■ **MATERIAL**:
════

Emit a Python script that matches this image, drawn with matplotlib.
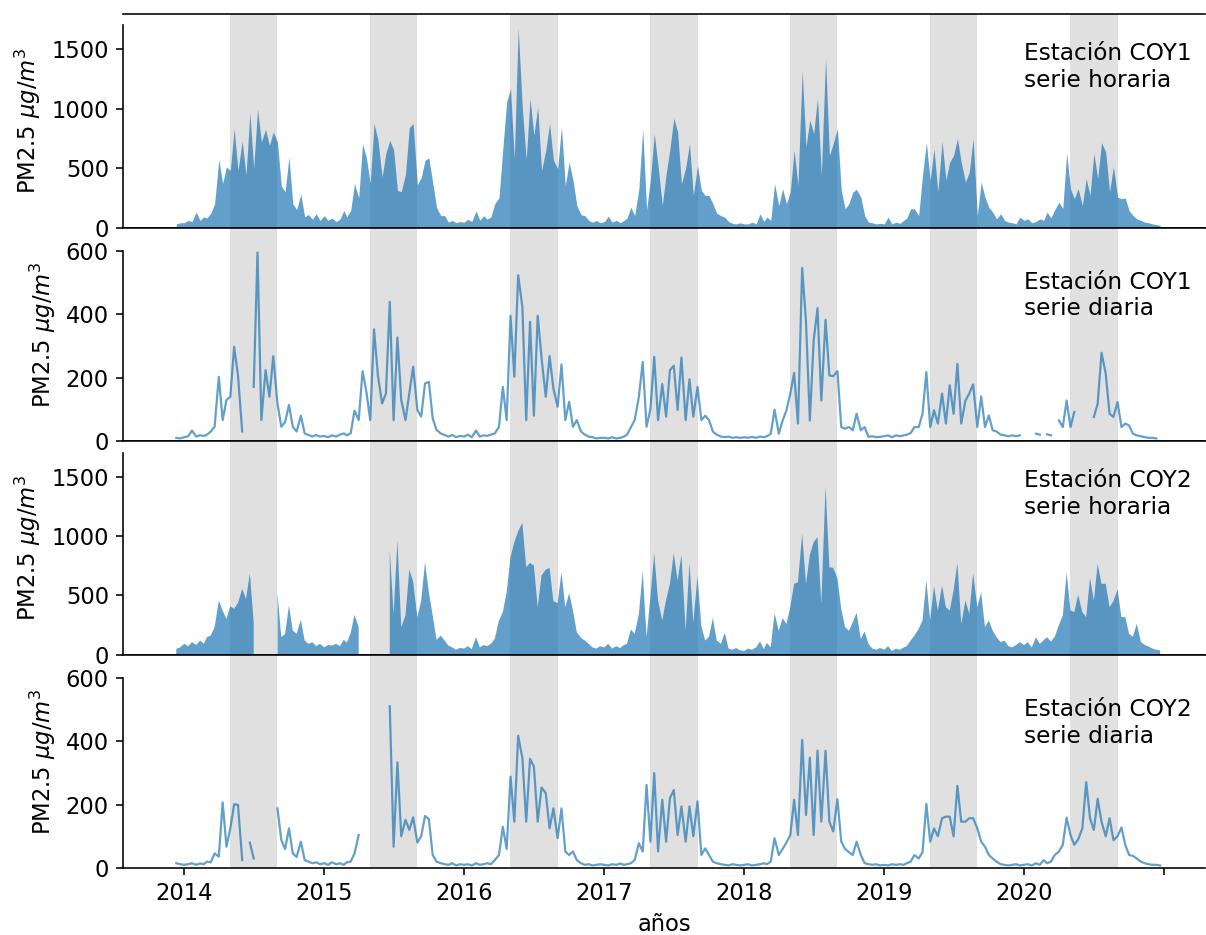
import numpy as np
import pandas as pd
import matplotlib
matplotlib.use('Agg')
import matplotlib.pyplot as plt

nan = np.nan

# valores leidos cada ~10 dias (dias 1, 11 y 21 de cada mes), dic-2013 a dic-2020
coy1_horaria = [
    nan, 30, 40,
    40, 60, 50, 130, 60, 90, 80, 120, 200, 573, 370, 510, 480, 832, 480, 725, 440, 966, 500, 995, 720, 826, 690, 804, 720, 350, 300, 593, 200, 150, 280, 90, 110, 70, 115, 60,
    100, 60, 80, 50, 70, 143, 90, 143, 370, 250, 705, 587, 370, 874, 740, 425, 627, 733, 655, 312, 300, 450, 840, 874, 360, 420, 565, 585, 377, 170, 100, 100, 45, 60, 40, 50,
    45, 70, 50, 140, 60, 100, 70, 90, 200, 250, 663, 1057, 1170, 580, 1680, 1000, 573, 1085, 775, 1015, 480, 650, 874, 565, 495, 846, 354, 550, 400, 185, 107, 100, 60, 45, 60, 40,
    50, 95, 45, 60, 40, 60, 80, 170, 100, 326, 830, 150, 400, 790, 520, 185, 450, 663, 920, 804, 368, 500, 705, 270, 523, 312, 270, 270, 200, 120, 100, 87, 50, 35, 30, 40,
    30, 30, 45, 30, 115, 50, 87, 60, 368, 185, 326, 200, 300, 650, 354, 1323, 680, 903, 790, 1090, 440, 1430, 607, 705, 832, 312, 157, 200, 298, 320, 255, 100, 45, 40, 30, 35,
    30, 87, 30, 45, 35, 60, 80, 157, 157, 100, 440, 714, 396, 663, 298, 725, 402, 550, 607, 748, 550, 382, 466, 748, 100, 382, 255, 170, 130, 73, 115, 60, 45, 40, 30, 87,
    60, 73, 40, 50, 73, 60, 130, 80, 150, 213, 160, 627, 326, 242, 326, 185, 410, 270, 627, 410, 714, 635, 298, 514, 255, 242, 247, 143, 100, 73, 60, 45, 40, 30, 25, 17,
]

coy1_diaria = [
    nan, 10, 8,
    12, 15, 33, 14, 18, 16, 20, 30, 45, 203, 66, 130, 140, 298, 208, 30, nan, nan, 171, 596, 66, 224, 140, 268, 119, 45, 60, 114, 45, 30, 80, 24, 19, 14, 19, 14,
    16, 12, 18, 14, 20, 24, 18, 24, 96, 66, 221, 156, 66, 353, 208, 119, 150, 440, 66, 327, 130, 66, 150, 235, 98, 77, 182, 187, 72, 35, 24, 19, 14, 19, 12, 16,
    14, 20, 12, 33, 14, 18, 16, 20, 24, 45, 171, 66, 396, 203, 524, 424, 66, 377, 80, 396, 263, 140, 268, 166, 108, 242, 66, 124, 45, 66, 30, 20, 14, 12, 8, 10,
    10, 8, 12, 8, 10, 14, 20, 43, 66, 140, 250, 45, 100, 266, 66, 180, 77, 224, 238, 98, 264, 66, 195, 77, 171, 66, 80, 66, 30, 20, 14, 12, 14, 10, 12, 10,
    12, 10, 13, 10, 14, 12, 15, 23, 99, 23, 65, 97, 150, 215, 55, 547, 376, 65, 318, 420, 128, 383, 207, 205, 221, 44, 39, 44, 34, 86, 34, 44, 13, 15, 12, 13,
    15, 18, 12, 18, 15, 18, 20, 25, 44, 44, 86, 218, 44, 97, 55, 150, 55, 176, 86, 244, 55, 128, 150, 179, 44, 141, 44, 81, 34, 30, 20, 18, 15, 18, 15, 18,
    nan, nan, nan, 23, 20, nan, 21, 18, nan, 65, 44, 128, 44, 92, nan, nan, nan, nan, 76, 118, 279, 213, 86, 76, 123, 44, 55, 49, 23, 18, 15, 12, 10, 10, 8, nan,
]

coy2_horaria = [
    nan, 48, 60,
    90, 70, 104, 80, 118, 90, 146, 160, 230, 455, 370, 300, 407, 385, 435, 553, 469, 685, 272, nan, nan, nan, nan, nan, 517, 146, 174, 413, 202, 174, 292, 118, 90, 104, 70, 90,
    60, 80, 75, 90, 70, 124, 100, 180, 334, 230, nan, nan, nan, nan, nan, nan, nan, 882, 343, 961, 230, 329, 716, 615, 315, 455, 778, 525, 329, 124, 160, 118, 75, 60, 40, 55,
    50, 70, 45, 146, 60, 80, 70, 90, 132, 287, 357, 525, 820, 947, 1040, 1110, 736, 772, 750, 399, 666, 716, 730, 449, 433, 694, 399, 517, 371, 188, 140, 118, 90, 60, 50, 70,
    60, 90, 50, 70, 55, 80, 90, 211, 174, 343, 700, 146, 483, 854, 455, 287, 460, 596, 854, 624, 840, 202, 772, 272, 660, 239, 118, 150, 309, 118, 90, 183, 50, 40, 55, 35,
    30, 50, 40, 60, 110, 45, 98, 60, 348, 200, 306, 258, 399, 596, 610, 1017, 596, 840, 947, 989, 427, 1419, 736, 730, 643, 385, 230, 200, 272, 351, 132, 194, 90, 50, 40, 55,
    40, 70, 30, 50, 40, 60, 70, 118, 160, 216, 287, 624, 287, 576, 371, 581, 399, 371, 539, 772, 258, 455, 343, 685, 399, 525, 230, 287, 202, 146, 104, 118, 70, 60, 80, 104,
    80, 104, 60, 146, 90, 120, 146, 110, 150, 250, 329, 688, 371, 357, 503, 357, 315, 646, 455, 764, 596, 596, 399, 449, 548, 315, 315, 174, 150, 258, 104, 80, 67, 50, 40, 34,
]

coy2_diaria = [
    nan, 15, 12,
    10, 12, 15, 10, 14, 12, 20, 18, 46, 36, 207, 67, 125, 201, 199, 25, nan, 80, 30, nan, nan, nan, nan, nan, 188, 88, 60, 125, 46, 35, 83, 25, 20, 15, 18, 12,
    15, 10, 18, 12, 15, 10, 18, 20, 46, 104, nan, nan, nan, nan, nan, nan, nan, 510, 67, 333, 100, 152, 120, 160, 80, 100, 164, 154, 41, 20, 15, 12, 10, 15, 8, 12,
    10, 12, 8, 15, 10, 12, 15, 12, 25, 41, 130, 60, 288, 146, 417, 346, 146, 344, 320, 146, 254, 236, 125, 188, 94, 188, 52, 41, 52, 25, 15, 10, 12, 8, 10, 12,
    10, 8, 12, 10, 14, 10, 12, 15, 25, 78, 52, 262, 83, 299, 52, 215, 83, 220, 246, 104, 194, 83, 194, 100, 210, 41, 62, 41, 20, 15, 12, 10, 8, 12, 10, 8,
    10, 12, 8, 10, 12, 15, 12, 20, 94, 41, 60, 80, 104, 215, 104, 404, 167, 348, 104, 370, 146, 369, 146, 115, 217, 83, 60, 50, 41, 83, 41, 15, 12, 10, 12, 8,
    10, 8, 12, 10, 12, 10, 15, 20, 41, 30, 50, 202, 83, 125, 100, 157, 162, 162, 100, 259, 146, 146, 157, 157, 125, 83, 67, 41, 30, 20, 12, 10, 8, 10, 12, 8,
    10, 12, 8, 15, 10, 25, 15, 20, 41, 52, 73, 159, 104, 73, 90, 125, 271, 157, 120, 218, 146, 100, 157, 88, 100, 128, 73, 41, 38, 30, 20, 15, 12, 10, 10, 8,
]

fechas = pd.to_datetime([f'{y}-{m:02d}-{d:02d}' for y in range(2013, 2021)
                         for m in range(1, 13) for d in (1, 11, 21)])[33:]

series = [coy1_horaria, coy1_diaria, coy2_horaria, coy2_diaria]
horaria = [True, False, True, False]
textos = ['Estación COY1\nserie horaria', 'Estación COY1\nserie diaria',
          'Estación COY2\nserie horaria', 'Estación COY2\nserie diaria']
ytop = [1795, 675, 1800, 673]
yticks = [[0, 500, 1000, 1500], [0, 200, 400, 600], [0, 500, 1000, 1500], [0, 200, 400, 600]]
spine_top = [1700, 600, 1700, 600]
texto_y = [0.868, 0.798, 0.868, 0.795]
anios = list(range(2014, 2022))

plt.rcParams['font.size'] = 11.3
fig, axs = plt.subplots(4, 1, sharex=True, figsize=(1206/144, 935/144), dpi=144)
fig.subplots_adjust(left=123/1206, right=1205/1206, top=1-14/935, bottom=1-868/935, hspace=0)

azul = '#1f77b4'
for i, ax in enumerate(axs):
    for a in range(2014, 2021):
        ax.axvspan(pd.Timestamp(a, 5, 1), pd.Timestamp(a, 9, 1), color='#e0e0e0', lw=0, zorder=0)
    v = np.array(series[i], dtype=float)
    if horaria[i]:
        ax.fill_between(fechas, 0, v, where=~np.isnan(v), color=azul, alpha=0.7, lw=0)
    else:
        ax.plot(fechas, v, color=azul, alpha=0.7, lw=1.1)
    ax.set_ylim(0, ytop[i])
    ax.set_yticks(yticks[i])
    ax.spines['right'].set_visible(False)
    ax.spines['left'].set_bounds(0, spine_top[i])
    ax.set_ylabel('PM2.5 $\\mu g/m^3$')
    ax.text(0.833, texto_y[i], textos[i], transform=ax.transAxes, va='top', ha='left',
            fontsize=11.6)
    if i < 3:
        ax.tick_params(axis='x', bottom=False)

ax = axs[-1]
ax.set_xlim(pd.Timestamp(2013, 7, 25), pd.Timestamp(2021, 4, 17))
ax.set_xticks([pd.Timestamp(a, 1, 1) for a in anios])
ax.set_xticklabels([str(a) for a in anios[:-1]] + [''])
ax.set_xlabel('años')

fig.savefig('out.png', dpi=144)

════

■ **INSTRUCTIONS TO FOLLOW**:
Write out nothing but the lines from the start of the data through the line with "nan = np.nan". Leave out the pictures.

■ **ANSWER IN FULL**:
Emit a Python script that matches this image, drawn with matplotlib.
import numpy as np
import pandas as pd
import matplotlib
matplotlib.use('Agg')
import matplotlib.pyplot as plt

nan = np.nan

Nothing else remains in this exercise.